Second-prize winner Marie Joy Rosal Sumagaysay has an MA in Art History from UP Diliman and presently teaches at UP Visayas-Miagao. Her essay dwells on the carinderia called Sea Breeze in northern Iloilo, famous for the dish known as linabog —sirup or snake mackerel cooked in coconut milk with turmeric. The carinderia was recently revived by the founder’s grandson. Her essay also describes other ways of cooking different fish found in Panay.

The three honorable mention winners were Edelwisa Gonzaga’s “The Ichtus in Talibubu,” Samuel Evardone’s “Sarciadong Aquarium,” and Rosy Mina’s “What’s in a name? When Philippine fishes go by reduplications.”

Gonzaga resides in Washington State with her husband, who hails from Taytay and is now a pastor of the United Methodist Church. “Ichtus” refers to the fish-shaped Christian symbol. “Talibubu” is another name for ayungin (silver perch) in Taytay, where it’s cooked with “coconut milk, slivers of ginger, green chilies, a little soy sauce, and a drop of vinegar.” Tilapia has replaced the now-scarce ayungin. So we also get to read on how tilapia first came to the country in 1950, and has since flourished.
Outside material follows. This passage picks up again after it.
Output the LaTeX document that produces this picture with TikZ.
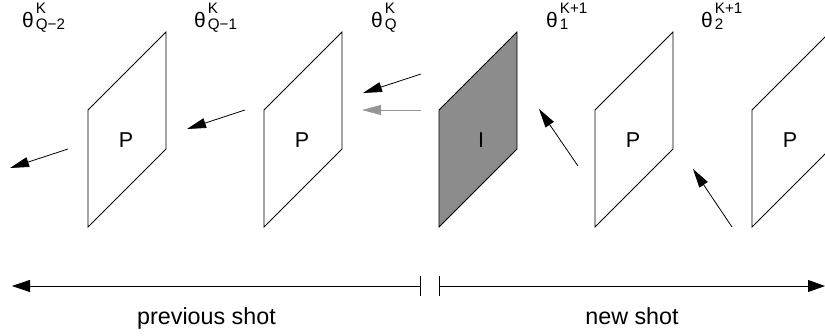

Evardone was a fellow at the Silliman writers’ workshop in Dumaguete last year. He works as a Communications Manager for Okada Manila, while pursuing an MFA degree in Creative Writing at DLSU. His essay is about his family’s carinderia in Tondo, where the leftover fried fish are repurposed as sarciado, with “a tomato-based sauce with beaten eggs.”

“Sam” dedicates his award to his Lola Meding who passed away last month, after playing “a major role in the carinderia, a mainstay star in its 47 years of existence.” 

Mina is a freelance writer who works with the PR and Communications arm of the Film Development Council of the Philippines. Her essay serves tongue-in-cheek observations on word repetitions (she calls it “reduplication”) for fish names, e.g. hasa-hasa, maya-maya, lapu-lapu, salay-salay, et al.

Owing to the Taal voIcano eruption, the 2019 DGF Awards rites that had been slated for February 8 were deferred to April 25, at 3 p.m. in Palm Grove at Rockwell Club in Makati.